Die eigenen emanzipierten Frauen sind ihnen oft zu anstrengend. Sie haben keinen Bock auf Gespräche. Vielen geht es auch um Macht. Macht über die Frauen finden sie geil.
In Wien versucht man den Straßenstrich zu verbieten. Prostituierte dürfen nicht mehr in bewohnten Gebieten – also nur mehr in Industriegebieten, bei Tankstellen auf der Autobahnabfahrt – anschaffen. In Zürich werden nun neuerdings Sexboxen getestet. Was halten Sie von diesen Lösungen? Ist das nicht nur eine räumliche Verdrängung des Problems??
Zum einen löst es natürlich nicht das Problem, indem man die Prostitution unsichtbar macht. Zum anderen hören wir jedoch von der Polizei, dass der Straßenstrich und die „Lovemobile“, diese vergammelten Wohnwagen am Straßenrand, das Gefährlichste sind für die Frauen. Sie sind isoliert, niemand kennt sie, es gibt keine Gesundheitskontrollen etc. Und sie sind der Gewalt der marodierenden Zuhälterbanden ausgeliefert, die heute häufig aus Osteuropa kommen. Und was die Sexboxen angeht: Die sind ja wie Besamungsboxen für Kühe. Wirklich menschenunwürdig.

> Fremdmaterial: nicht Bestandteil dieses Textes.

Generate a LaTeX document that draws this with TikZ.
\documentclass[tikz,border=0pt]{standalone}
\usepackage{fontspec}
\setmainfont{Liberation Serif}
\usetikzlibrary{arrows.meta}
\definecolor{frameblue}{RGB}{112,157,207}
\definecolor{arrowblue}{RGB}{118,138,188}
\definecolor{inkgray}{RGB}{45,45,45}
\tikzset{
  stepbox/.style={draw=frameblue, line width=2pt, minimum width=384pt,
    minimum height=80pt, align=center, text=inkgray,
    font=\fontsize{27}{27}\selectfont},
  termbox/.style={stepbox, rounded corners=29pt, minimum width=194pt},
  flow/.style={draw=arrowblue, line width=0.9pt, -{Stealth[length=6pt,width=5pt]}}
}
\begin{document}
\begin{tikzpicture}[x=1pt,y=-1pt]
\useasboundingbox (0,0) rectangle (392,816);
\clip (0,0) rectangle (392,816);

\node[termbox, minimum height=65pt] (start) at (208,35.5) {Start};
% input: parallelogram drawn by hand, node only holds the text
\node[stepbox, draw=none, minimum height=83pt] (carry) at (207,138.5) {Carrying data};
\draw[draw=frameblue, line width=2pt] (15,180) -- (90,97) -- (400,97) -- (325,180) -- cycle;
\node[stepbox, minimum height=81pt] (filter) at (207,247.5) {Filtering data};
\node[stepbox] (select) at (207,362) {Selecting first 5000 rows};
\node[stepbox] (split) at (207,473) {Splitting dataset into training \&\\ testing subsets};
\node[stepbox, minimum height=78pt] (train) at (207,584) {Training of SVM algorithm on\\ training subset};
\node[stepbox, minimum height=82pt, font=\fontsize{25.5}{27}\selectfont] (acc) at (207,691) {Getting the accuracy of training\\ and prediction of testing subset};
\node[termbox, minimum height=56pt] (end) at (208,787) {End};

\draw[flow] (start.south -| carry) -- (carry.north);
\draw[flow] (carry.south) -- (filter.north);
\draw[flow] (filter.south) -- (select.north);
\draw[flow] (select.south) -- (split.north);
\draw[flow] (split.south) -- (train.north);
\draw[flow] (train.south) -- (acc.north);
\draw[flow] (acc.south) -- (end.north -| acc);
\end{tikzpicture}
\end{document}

Die meisten Prostituierten kommen heute aus Osteuropa. Warum gehen gerade diese Frauen anschaffen?
Das hat was mit Armut zu tun. Und einem relativ ungebrochenen Patriarchat. So manche wird ja auch von der eigenen Familie zum Anschaffen geschickt.

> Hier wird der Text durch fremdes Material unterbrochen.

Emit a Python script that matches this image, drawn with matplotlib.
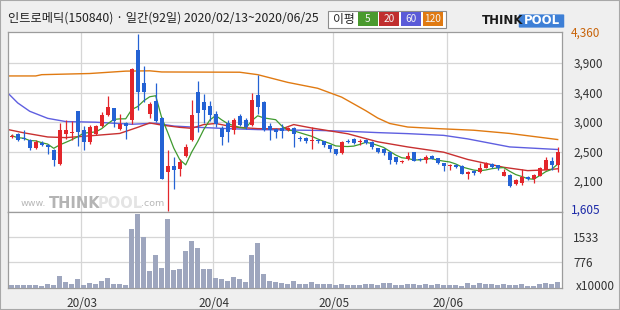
import numpy as np
import pandas as pd
import matplotlib
matplotlib.use("Agg")
import matplotlib.pyplot as plt
from matplotlib.patches import Rectangle, FancyBboxPatch

plt.rcParams['font.family'] = ['Noto Sans CJK KR', 'DejaVu Sans']

# trading days 2020/02/13 ~ 2020/06/25 (KRX holidays removed)
holidays = ['2020-04-15', '2020-04-30', '2020-05-01', '2020-05-05']
dates = [d for d in pd.bdate_range('2020-02-13', '2020-06-25')
         if d.strftime('%Y-%m-%d') not in holidays]

opens = [2745, 2790, 2735, 2708, 2585, 2660, 2630, 2550, 2330, 2790,
         2805, 3150, 2855, 2670, 2790, 2916, 3090, 3195, 2880, 2960,
         3020, 4110, 3595, 3105, 3310, 3050, 2200, 2305, 2250, 2460,
         2700, 3455, 3300, 3230, 3115, 2895, 2960, 2855, 3080, 3010,
         2935, 3410, 3300, 2915, 2880, 2895, 2855, 2895, 2728, 2730,
         2680, 2705, 2680, 2618, 2555, 2505, 2690, 2725, 2675, 2710,
         2670, 2575, 2560, 2510, 2435, 2360, 2410, 2515, 2410, 2385,
         2460, 2425, 2340, 2300, 2320, 2305, 2175, 2225, 2200, 2270,
         2330, 2310, 2140, 2165, 2020, 2030, 2130, 2095, 2150, 2240,
         2370, 2315]
highs = [2790, 2818, 2860, 2720, 2700, 2680, 2640, 2560, 2960, 3010,
         3000, 3160, 2920, 2930, 2930, 3140, 3390, 3200, 3100, 2990,
         3830, 4360, 3850, 3290, 3590, 3060, 2540, 2440, 2400, 2640,
         3320, 3620, 3420, 3310, 3160, 2920, 3010, 3040, 3110, 3050,
         3430, 3717, 3310, 2960, 2890, 2945, 2905, 2900, 2760, 2745,
         2905, 2720, 2690, 2625, 2570, 2690, 2720, 2735, 2715, 2725,
         2690, 2585, 2575, 2520, 2440, 2390, 2510, 2520, 2420, 2470,
         2475, 2430, 2345, 2335, 2325, 2310, 2225, 2235, 2340, 2360,
         2340, 2320, 2255, 2180, 2100, 2250, 2145, 2175, 2280, 2445,
         2440, 2600]
lows = [2730, 2685, 2700, 2550, 2560, 2610, 2490, 2295, 2320, 2725,
        2710, 2615, 2550, 2640, 2780, 2900, 3080, 2905, 2860, 2720,
        2950, 3170, 3300, 3040, 2990, 2090, 1605, 1940, 2140, 2440,
        2690, 2830, 2960, 3000, 2900, 2620, 2670, 2800, 2920, 2880,
        2920, 3100, 2840, 2700, 2730, 2740, 2840, 2590, 2690, 2660,
        2570, 2660, 2600, 2510, 2470, 2480, 2650, 2645, 2630, 2640,
        2570, 2505, 2470, 2330, 2330, 2350, 2385, 2370, 2370, 2350,
        2400, 2335, 2225, 2240, 2265, 2170, 2095, 2160, 2190, 2260,
        2270, 2230, 2135, 1975, 2010, 2010, 2080, 2040, 2140, 2235,
        2240, 2200]
closes = [2770, 2708, 2715, 2585, 2670, 2630, 2595, 2385, 2855, 2865,
          2835, 2830, 2665, 2900, 2915, 3089, 3210, 3000, 2945, 2920,
          3810, 3445, 3445, 3260, 3000, 2095, 2305, 2235, 2355, 2590,
          3090, 3120, 3170, 3090, 2950, 2750, 2830, 3020, 2935, 2900,
          3325, 3220, 2855, 2865, 2830, 2840, 2895, 2800, 2720, 2685,
          2705, 2685, 2620, 2555, 2490, 2670, 2670, 2655, 2685, 2650,
          2590, 2515, 2495, 2385, 2360, 2380, 2460, 2380, 2385, 2435,
          2405, 2340, 2305, 2320, 2280, 2180, 2210, 2185, 2265, 2340,
          2280, 2270, 2210, 1980, 2085, 2130, 2100, 2165, 2265, 2385,
          2315, 2510]
# volume, x10000 shares
volume = [88, 88, 88, 88, 88, 58, 108, 88, 361, 188,
          118, 270, 88, 149, 128, 209, 300, 128, 118, 88,
          1785, 2240, 1543, 522, 997, 603, 2088, 552, 573, 1118,
          1430, 1209, 573, 573, 300, 270, 219, 330, 280, 188,
          997, 1370, 431, 219, 188, 138, 118, 218, 109, 109,
          170, 109, 109, 109, 80, 118, 100, 100, 100, 118,
          118, 100, 150, 140, 100, 100, 130, 110, 90, 110,
          100, 110, 100, 90, 100, 60, 140, 100, 150, 120,
          110, 100, 110, 100, 100, 110, 70, 60, 110, 150,
          110, 190]

# moving averages (day index, price)
ma20_x = [-0.6, 2, 6, 9, 14, 18, 21, 23, 25, 28, 30, 32, 34, 37, 41, 45, 47,
          50, 56, 61, 66, 72, 76, 82, 86, 89, 91]
ma20_y = [2865, 2815, 2750, 2740, 2775, 2805, 2900, 2968, 2935, 2900, 2885,
          2943, 2960, 2905, 2880, 2875, 2943, 2890, 2800, 2675, 2595, 2513,
          2400, 2278, 2226, 2237, 2255]
ma60_x = [-0.6, 1, 3, 6, 9, 14, 20, 24, 27, 30, 36, 41, 46, 51, 56, 61, 66,
          72, 76, 83, 91]
ma60_y = [3430, 3280, 3150, 3040, 2990, 2980, 2948, 2965, 2920, 2905, 2880,
          2865, 2858, 2852, 2838, 2818, 2802, 2775, 2720, 2595, 2555]
ma120_x = [-0.6, 4, 5, 13, 19, 23, 25, 38, 41, 46, 51, 55, 59, 61, 63, 66,
           71, 77, 83, 91]
ma120_y = [3700, 3700, 3720, 3738, 3775, 3780, 3762, 3758, 3720, 3600, 3508,
           3370, 3160, 3045, 2960, 2905, 2880, 2855, 2805, 2710]

price_ticks = [2064, 2523, 2982, 3442, 3901]
price_labels = ['2,100', '2,500', '3,000', '3,400', '3,900']
vol_ticks = [776, 1533]

RED = '#e3262b'
BLUE = '#2462d4'
W, H = 620, 310


def fx(px):
    return px / W


def fy(py):
    return 1 - py / H


fig = plt.figure(figsize=(6.2, 3.1), dpi=100, facecolor='#efefef')
ax = fig.add_axes([fx(7.7), fy(212), (562.3 - 7.7) / W, (212 - 31.5) / H])
axv = fig.add_axes([fx(7.7), fy(288.3), (562.3 - 7.7) / W, (288.3 - 212) / H], sharex=ax)

x = np.arange(len(dates))
o = np.array(opens, float)
c = np.array(closes, float)
hi = np.array(highs, float)
lo = np.array(lows, float)
cols = np.where(c >= o, RED, BLUE)

# month boundaries
month_idx = [i for i in range(1, len(dates)) if dates[i].month != dates[i - 1].month]
for a in (ax, axv):
    a.set_facecolor('white')
    for m in month_idx:
        a.axvline(m - 0.5, color='#d6d6d6', lw=0.9, zorder=1)
    for s in a.spines.values():
        s.set_color('#9c9c9c')
        s.set_linewidth(0.9)

for v in price_ticks:
    ax.axhline(v, color='#d6d6d6', lw=0.9, zorder=1)
for v in vol_ticks:
    axv.axhline(v, color='#d6d6d6', lw=0.9, zorder=1)

# watermark
wm_y = fy(204)
fig.text(fx(21), wm_y, 'www.', fontsize=6.8, color='#b8b8b8', va='center', family='DejaVu Sans')
fig.text(fx(49), wm_y, 'THINK', fontsize=10.5, color='#b4b4b4', va='center', weight='bold',
         family='DejaVu Sans')
fig.text(fx(98), wm_y, 'POOL', fontsize=10.5, color='#e4e4e4', va='center', weight='bold',
         family='DejaVu Sans')
fig.text(fx(141), wm_y, '.com', fontsize=6.8, color='#b8b8b8', va='center', family='DejaVu Sans')

# moving averages
ma5 = pd.Series(c).rolling(5, min_periods=1).mean()
ax.plot(ma120_x, ma120_y, color='#e07a12', lw=1.0, zorder=2)
ax.plot(ma60_x, ma60_y, color='#5f5fe0', lw=1.0, zorder=2)
ax.plot(ma20_x, ma20_y, color='#c83030', lw=1.0, zorder=2)
ax.plot(x, ma5, color='#3f9a2f', lw=0.9, zorder=2)

# candles
body_lo = np.minimum(o, c)
body_h = np.abs(c - o)
tiny = body_h < 14
body_lo = np.where(tiny, (o + c) / 2 - 7, body_lo)
body_h = np.where(tiny, 14, body_h)
ax.vlines(x, lo, hi, colors=cols, lw=0.9, zorder=3)
ax.bar(x, body_h, bottom=body_lo, width=0.7, color=cols, lw=0, zorder=4)

ax.set_xlim(-0.67, 91.77)
ax.set_ylim(1582, 4392)
ax.yaxis.tick_right()
ax.set_yticks(price_ticks)
ax.set_yticklabels(price_labels)
ax.tick_params(axis='y', length=0, pad=8, labelsize=8.5, labelcolor='#333333')
ax.tick_params(axis='x', length=0, labelbottom=False)
tr = ax.get_yaxis_transform()
ax.text(1.016, 4360, '4,360', transform=tr, va='center', ha='left', fontsize=8.5, color='#c8640a')
ax.text(1.016, 1605, '1,605', transform=tr, va='center', ha='left', fontsize=8.5, color='#1c2aa8')

# volume
axv.bar(x, volume, width=0.84, color='#9ea6be', lw=0, zorder=3)
axv.set_ylim(-12, 2291)
axv.yaxis.tick_right()
axv.set_yticks(vol_ticks)
axv.set_yticklabels([str(v) for v in vol_ticks])
axv.tick_params(axis='y', length=0, pad=8, labelsize=8.5, labelcolor='#333333')
axv.set_xticks([m - 0.3 for m in month_idx])
axv.set_xticklabels([dates[m].strftime('%y/%m') for m in month_idx])
axv.tick_params(axis='x', length=0, pad=6, labelsize=8.5, labelcolor='#333333')
fig.text(fx(576), fy(286), 'x10000', fontsize=8.5, color='#333333', va='center', ha='left')

# title
fig.text(fx(8), fy(18), '인트로메딕(150840) · 일간(92일) 2020/02/13~2020/06/25',
         fontsize=8.8, color='#222222', va='center', ha='left')

# legend box
fig.patches.append(Rectangle((fx(328), fy(27.5)), (446 - 328) / W, 17 / H, transform=fig.transFigure,
                             facecolor='white', edgecolor='#8c8c8c', lw=0.8))
fig.text(fx(344), fy(19), '이평', fontsize=8.5, color='#222222', va='center', ha='center')
leg = [('5', '#4a9a2e', 357.7, 377.5), ('20', '#c02e2e', 379.4, 399),
       ('60', '#5b5bd8', 401, 421), ('120', '#e07a12', 423, 442.7)]
for lab, col, x0, x1 in leg:
    fig.patches.append(Rectangle((fx(x0), fy(25.5)), (x1 - x0) / W, 13 / H,
                                 transform=fig.transFigure, facecolor=col, lw=0))
    fig.text(fx((x0 + x1) / 2), fy(19), lab, fontsize=7.3, color='#f4f4f4', va='center', ha='center')

# logo
fig.text(fx(482), fy(21), 'THINK', fontsize=8.5, weight='bold', color='#1a1a1a', va='center',
         family='DejaVu Sans')
fig.patches.append(FancyBboxPatch((fx(520), fy(27)), 43 / W, 12 / H, transform=fig.transFigure,
                                  boxstyle='round,pad=0.002', facecolor='#3d7fd6', lw=0))
fig.text(fx(541.5), fy(21), 'POOL', fontsize=8.5, weight='bold', color='white', va='center',
         ha='center', family='DejaVu Sans')

fig.patches.append(Rectangle((0, 0), 1, 1, transform=fig.transFigure, fill=False,
                             edgecolor='#a8a8a8', lw=1.5))

fig.savefig('out.png', dpi=100, facecolor=fig.get_facecolor())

Wie schwer ist der Ausstieg für eine Prostituierte aus dem Rotlichtmilieu?
Sehr sehr schwer. Für die Ausländerinnen, die weder die Sprache noch ihre Rechte kennen, ist der Ausstieg fast unmöglich. Aber auch einheimische Frauen kommen aus diesem Teufelskreis kaum raus. Prostitution gilt ja heutzutage als „normale Dienstleistung“. Und es gibt kaum Ausstiegshilfen. Das gehört zum Dringendsten, was wir fordern: Beratung und Ausstiegshilfen für die Frauen!
Es taucht immer wieder der Mythos auf, dass Frauen existieren, die freiwillig und gerne Prostituierte sind. Haben Sie jemals eine solche Frau im Zuge Ihrer Recherchen für das neue Buch kennengelernt?
Reden Sie von diesem Dutzend der immer wieder selben Frauen, die seit Jahren in Talkshows sitzen und sagen, wie schön die Prostitution ist: Ich frage mich schon lange, was deren Haupteinnahmequelle ist – die eigene Prostitution oder die Propaganda für die Profiteure der Prostitution. Denn hier geht es ja um sehr viel Geld. Die Gewerkschaft „ver.di“ schätzt den Jahresumsatz der Sexindustrie allein in Deutschland im Jahr auf mindestens 14,5 Milliarden Euro. – Aber in der Tat, wir kennen auch ein paar sogenannte „freiwillige“ Prostituierte. Die reden allerdings unter vier Augen ganz anders als in der Öffentlichkeit. Sie sind meist seelisch kaputt, ihre Sexualität ist zerstört, und ihr Vertrauen in die Männer sowieso. Sehr häufig sind sie auch als Kind missbraucht worden – da war der erste Schritt in die Prostitution nicht mehr groß.
Früher gab es einen florierenden Sextourismus nach Asien, damit Männer ihr Sex-Fantasien ausleben können. Davon hört man nicht mehr viel. Was hat sich geändert in der Szene?
Das Problem sind sowohl die Zuhältergesetze wie auch die Verharmlosung der Prostitution. Prostitution, das kann man gar nicht deutlich genug sagen, ist eben kein „Beruf wie jeder andere“, und ein Mensch ist keine Ware. Prostitution ist ein Verstoß gegen die Menschenwürde – die der Frauen wie die der Männer.
Wie würde Welt ohne Prostitution ausschauen?
Das wäre eine wirklich gleichberechtigte Welt. Eine Welt, in der es für Männer wie Frauen undenkbar ist, dass ein Mensch für einen Schein das Recht hat, den Körper und die Seele eines anderen zu benutzen. Es wäre eine wirklich humane Welt. Und die sollten wir anstreben – auch wenn sie nicht für morgen ist.